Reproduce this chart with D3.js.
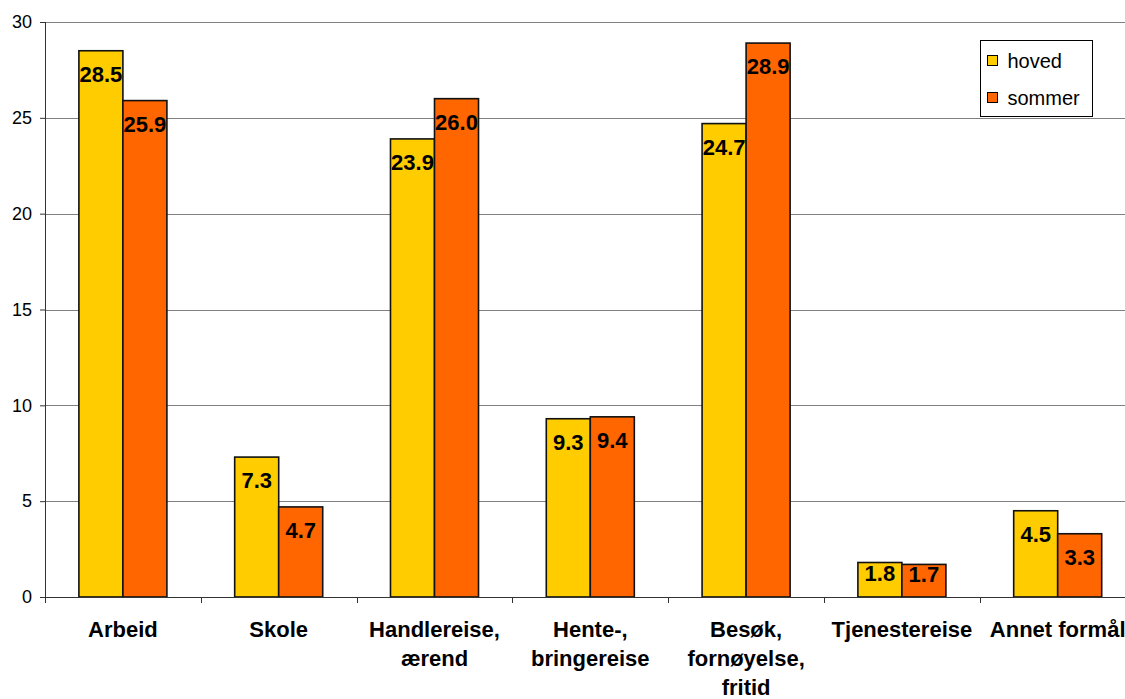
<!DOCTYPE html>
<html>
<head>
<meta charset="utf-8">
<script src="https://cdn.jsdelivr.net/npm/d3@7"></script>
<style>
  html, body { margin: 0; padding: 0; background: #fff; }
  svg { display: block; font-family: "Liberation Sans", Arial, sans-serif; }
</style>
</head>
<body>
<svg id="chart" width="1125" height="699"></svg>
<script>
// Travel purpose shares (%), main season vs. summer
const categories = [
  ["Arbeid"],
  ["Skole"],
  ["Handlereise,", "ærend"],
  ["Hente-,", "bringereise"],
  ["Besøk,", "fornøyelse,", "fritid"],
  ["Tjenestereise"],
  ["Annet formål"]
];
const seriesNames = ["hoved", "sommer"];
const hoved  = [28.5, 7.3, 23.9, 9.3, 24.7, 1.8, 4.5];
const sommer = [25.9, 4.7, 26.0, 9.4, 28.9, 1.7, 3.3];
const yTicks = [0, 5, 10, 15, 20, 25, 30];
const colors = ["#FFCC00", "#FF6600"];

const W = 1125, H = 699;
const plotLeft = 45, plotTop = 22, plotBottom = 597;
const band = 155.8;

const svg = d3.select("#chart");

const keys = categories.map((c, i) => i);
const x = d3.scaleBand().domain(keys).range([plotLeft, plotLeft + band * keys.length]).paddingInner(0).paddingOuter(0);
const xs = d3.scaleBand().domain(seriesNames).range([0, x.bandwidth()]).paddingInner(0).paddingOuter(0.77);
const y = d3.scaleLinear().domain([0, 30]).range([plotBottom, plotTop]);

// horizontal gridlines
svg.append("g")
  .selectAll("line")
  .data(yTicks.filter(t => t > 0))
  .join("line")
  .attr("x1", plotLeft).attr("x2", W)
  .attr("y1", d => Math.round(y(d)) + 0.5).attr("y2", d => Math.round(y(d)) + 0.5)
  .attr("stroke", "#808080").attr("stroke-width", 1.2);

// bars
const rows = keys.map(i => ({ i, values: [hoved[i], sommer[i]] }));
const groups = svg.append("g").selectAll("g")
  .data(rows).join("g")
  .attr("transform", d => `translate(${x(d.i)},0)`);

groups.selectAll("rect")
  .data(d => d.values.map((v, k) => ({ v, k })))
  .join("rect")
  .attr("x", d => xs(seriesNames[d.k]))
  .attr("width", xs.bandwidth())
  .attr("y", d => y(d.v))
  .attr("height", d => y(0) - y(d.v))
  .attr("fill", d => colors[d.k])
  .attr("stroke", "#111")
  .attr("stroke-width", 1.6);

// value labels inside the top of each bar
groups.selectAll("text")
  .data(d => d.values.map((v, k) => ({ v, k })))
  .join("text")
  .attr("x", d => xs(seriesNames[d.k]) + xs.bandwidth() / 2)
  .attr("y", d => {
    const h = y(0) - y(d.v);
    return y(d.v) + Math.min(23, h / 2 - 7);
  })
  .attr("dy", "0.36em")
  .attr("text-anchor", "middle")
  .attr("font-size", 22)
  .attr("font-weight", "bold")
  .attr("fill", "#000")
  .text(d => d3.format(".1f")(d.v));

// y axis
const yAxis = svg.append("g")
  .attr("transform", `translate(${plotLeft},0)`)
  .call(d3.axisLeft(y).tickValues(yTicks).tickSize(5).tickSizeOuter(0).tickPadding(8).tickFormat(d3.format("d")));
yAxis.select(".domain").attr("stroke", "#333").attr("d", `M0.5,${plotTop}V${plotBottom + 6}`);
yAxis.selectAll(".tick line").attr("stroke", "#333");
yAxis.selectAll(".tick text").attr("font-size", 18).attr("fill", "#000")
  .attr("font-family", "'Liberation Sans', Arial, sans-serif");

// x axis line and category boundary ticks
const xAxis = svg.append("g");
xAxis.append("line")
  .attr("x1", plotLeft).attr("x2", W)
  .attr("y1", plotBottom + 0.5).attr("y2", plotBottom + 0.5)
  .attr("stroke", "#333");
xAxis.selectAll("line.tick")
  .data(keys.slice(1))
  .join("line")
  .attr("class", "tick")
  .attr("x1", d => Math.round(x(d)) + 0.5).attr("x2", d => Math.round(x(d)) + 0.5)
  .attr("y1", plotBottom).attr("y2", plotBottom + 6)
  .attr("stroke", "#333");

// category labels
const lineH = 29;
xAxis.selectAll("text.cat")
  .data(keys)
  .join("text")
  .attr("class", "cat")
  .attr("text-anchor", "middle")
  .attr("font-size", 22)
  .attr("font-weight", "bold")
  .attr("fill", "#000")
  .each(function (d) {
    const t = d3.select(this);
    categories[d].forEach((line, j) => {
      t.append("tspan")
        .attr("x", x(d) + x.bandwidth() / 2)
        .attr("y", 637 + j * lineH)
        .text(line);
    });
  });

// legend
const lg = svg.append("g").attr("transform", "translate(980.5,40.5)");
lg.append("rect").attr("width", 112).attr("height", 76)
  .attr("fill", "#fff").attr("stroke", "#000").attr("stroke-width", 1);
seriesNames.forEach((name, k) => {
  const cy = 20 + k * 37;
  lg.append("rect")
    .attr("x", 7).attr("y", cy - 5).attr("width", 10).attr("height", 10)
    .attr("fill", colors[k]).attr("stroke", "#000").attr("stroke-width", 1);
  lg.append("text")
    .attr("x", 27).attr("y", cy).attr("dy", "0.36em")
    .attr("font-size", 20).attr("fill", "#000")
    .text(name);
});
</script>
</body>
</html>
◆ ◆ ◆ ◆
* _TASK DIRECTIONS_
Images should not appear in the copy; retype the listing above exactly.

* _SOLUTION_
Reproduce this chart with D3.js.
<!DOCTYPE html>
<html>
<head>
<meta charset="utf-8">
<script src="https://cdn.jsdelivr.net/npm/d3@7"></script>
<style>
  html, body { margin: 0; padding: 0; background: #fff; }
  svg { display: block; font-family: "Liberation Sans", Arial, sans-serif; }
</style>
</head>
<body>
<svg id="chart" width="1125" height="699"></svg>
<script>
// Travel purpose shares (%), main season vs. summer
const categories = [
  ["Arbeid"],
  ["Skole"],
  ["Handlereise,", "ærend"],
  ["Hente-,", "bringereise"],
  ["Besøk,", "fornøyelse,", "fritid"],
  ["Tjenestereise"],
  ["Annet formål"]
];
const seriesNames = ["hoved", "sommer"];
const hoved  = [28.5, 7.3, 23.9, 9.3, 24.7, 1.8, 4.5];
const sommer = [25.9, 4.7, 26.0, 9.4, 28.9, 1.7, 3.3];
const yTicks = [0, 5, 10, 15, 20, 25, 30];
const colors = ["#FFCC00", "#FF6600"];

const W = 1125, H = 699;
const plotLeft = 45, plotTop = 22, plotBottom = 597;
const band = 155.8;

const svg = d3.select("#chart");

const keys = categories.map((c, i) => i);
const x = d3.scaleBand().domain(keys).range([plotLeft, plotLeft + band * keys.length]).paddingInner(0).paddingOuter(0);
const xs = d3.scaleBand().domain(seriesNames).range([0, x.bandwidth()]).paddingInner(0).paddingOuter(0.77);
const y = d3.scaleLinear().domain([0, 30]).range([plotBottom, plotTop]);

// horizontal gridlines
svg.append("g")
  .selectAll("line")
  .data(yTicks.filter(t => t > 0))
  .join("line")
  .attr("x1", plotLeft).attr("x2", W)
  .attr("y1", d => Math.round(y(d)) + 0.5).attr("y2", d => Math.round(y(d)) + 0.5)
  .attr("stroke", "#808080").attr("stroke-width", 1.2);

// bars
const rows = keys.map(i => ({ i, values: [hoved[i], sommer[i]] }));
const groups = svg.append("g").selectAll("g")
  .data(rows).join("g")
  .attr("transform", d => `translate(${x(d.i)},0)`);

groups.selectAll("rect")
  .data(d => d.values.map((v, k) => ({ v, k })))
  .join("rect")
  .attr("x", d => xs(seriesNames[d.k]))
  .attr("width", xs.bandwidth())
  .attr("y", d => y(d.v))
  .attr("height", d => y(0) - y(d.v))
  .attr("fill", d => colors[d.k])
  .attr("stroke", "#111")
  .attr("stroke-width", 1.6);

// value labels inside the top of each bar
groups.selectAll("text")
  .data(d => d.values.map((v, k) => ({ v, k })))
  .join("text")
  .attr("x", d => xs(seriesNames[d.k]) + xs.bandwidth() / 2)
  .attr("y", d => {
    const h = y(0) - y(d.v);
    return y(d.v) + Math.min(23, h / 2 - 7);
  })
  .attr("dy", "0.36em")
  .attr("text-anchor", "middle")
  .attr("font-size", 22)
  .attr("font-weight", "bold")
  .attr("fill", "#000")
  .text(d => d3.format(".1f")(d.v));

// y axis
const yAxis = svg.append("g")
  .attr("transform", `translate(${plotLeft},0)`)
  .call(d3.axisLeft(y).tickValues(yTicks).tickSize(5).tickSizeOuter(0).tickPadding(8).tickFormat(d3.format("d")));
yAxis.select(".domain").attr("stroke", "#333").attr("d", `M0.5,${plotTop}V${plotBottom + 6}`);
yAxis.selectAll(".tick line").attr("stroke", "#333");
yAxis.selectAll(".tick text").attr("font-size", 18).attr("fill", "#000")
  .attr("font-family", "'Liberation Sans', Arial, sans-serif");

// x axis line and category boundary ticks
const xAxis = svg.append("g");
xAxis.append("line")
  .attr("x1", plotLeft).attr("x2", W)
  .attr("y1", plotBottom + 0.5).attr("y2", plotBottom + 0.5)
  .attr("stroke", "#333");
xAxis.selectAll("line.tick")
  .data(keys.slice(1))
  .join("line")
  .attr("class", "tick")
  .attr("x1", d => Math.round(x(d)) + 0.5).attr("x2", d => Math.round(x(d)) + 0.5)
  .attr("y1", plotBottom).attr("y2", plotBottom + 6)
  .attr("stroke", "#333");

// category labels
const lineH = 29;
xAxis.selectAll("text.cat")
  .data(keys)
  .join("text")
  .attr("class", "cat")
  .attr("text-anchor", "middle")
  .attr("font-size", 22)
  .attr("font-weight", "bold")
  .attr("fill", "#000")
  .each(function (d) {
    const t = d3.select(this);
    categories[d].forEach((line, j) => {
      t.append("tspan")
        .attr("x", x(d) + x.bandwidth() / 2)
        .attr("y", 637 + j * lineH)
        .text(line);
    });
  });

// legend
const lg = svg.append("g").attr("transform", "translate(980.5,40.5)");
lg.append("rect").attr("width", 112).attr("height", 76)
  .attr("fill", "#fff").attr("stroke", "#000").attr("stroke-width", 1);
seriesNames.forEach((name, k) => {
  const cy = 20 + k * 37;
  lg.append("rect")
    .attr("x", 7).attr("y", cy - 5).attr("width", 10).attr("height", 10)
    .attr("fill", colors[k]).attr("stroke", "#000").attr("stroke-width", 1);
  lg.append("text")
    .attr("x", 27).attr("y", cy).attr("dy", "0.36em")
    .attr("font-size", 20).attr("fill", "#000")
    .text(name);
});
</script>
</body>
</html>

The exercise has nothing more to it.